Viscount Etienne Davignon, chairman of Bilderberg Group, held a press conference late Friday on the future of Europe before high officials, bankers and private sector representatives at the National Bank, celebrating the 20th anniversary of the Romanian Association for the Club of Rome. According to zf.ro, the leader of the financial group was optimistic about Europe’s future and said about deeply skeptical Romania that “Our conclusion is that there is no alternative to what we are doing; we must go forward, we are obliged to by everything we have achieved so far. People outside Romania have more faith in Romania’s development capability than Romanians themselves.”
Professor Ugo Bardi, an influential member of the Club of Rome, held the opening speech at the conference, drawing attention to the economy’s dependence on mineral resources.
“People keep talking about the financial crisis, but they are forgetting that economy is the science of material things. Banks also create resources, but the economy depends on mineral resources. The last decade has experienced a decrease in mineral resources production and an increase in prices. The price of mineral resources has tripled in the last ten years and the price of petroleum has quadrupled. It has become a growing burden for countries that do not own mineral resources. Overall, the European Union s petroleum and gas imports amount to USD 500 M, which is 4 percent of GDP.”
The price going up involves additional expenses of 1 percent of the GDP for the same quantity, and this plays an important part in the crisis, although it is rarely taken into account. For instance, Italy’s fossil fuel imports are 4-5 percent of GDP, while mineral resource imports are 7 percent of GDP. From this point of view, Romania’s outlook is slightly better, as fossil fuel is only 2 percent of GDP , Davignon pointed out.
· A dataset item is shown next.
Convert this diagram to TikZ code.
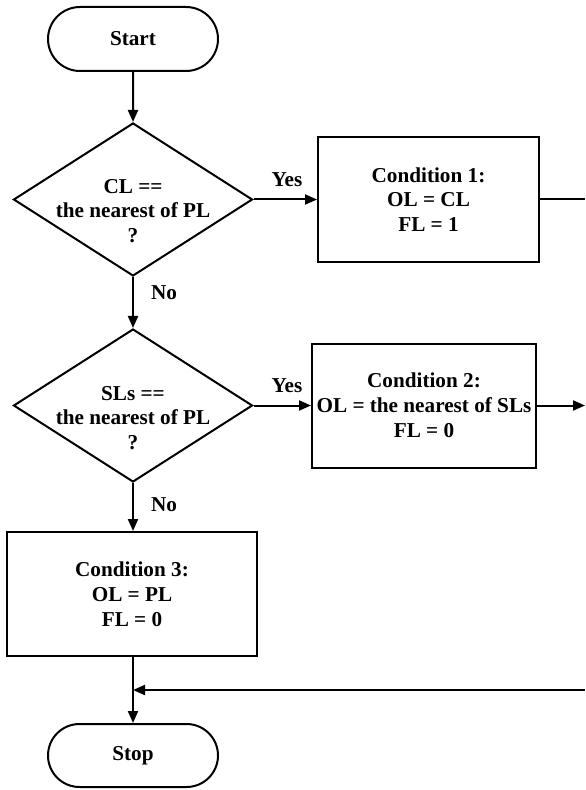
\documentclass[tikz,border=0pt]{standalone}
\usepackage{fontspec}
\setmainfont{Liberation Serif}
\usetikzlibrary{shapes.geometric,shapes.misc,arrows.meta}
\begin{document}
\begin{tikzpicture}[x=0.5pt,y=-0.5pt,
  every node/.style={font=\bfseries\fontsize{10.6}{12.4}\selectfont},
  term/.style={draw, line width=1pt, rounded rectangle, minimum width=85pt, minimum height=32pt, inner sep=0pt},
  dia/.style={draw, line width=1pt, diamond, minimum width=119.5pt, minimum height=76.5pt, inner sep=0pt},
  procbox/.style={draw, line width=1pt, rectangle, inner sep=0pt, align=center},
  lbl/.style={inner sep=0pt, align=center},
  conn/.style={line width=1pt, -{Triangle[length=6pt,width=5pt]}},
  plain/.style={line width=1pt}
]
\useasboundingbox (0,0) rectangle (585,790);

\node[term] (start) at (133,39) {Start};

\node[dia] (d1) at (133,199.5) {};
\node[lbl] (t1) at (133,211) {CL ==\\the nearest of PL\\?};

\node[procbox, minimum width=110.5pt, minimum height=62.5pt] (c1) at (428.5,199.5) {Condition 1:\\OL = CL\\FL = 1};

\node[dia] (d2) at (133,405.5) {};
\node[lbl] (t2) at (133,418) {SLs ==\\the nearest of PL\\?};

\node[procbox, minimum width=112pt, minimum height=62pt] (c2) at (424,405.5) {Condition 2:\\OL = the nearest of SLs\\FL = 0};

\node[procbox, minimum width=125pt, minimum height=62pt] (c3) at (132,594) {Condition 3:\\OL = PL\\FL = 0};

\node[term, minimum height=31.5pt] (stop) at (133,755.5) {Stop};

\node[lbl] (yes1) at (287,180) {Yes};
\node[lbl] (yes2) at (287,386) {Yes};
\node[lbl] (no1) at (164,293) {No};
\node[lbl] (no2) at (164,505) {No};

\coordinate (e1) at (585,199.5);
\coordinate (e2) at (585,405.5);
\coordinate (e3) at (585,690);
\coordinate (j) at (133,690);

\draw[conn] (start) -- (d1);
\draw[conn] (d1) -- (c1);
\draw[plain] (c1.east) -- (e1);
\draw[conn] (d1) -- (d2);
\draw[conn] (d2) -- (c2);
\draw[conn] (c2.east) -- (e2);
\draw[conn] (d2.south) -- (d2.south |- c3.north);
\draw[conn] (c3.south -| stop.north) -- (stop.north);
\draw[conn] (e3) -- (j);
\end{tikzpicture}
\end{document}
In his speech, Viscount Etienne Davignon emphasized that there is no alternative path for Europe to a deeper integration. The cost of euro absence could result in the EU losing several percentages of the GDP. We must keep eliminating transactional costs in the hope that we are going down the road set after World War Two, the road of economic integration, Davignon said. To a degree, he continued, Europe has forgotten its roots – that it is essentially a Union. It has forgotten that Europe was a ruined continent after the war, and something completely different from the power balance of the past needed to be invented.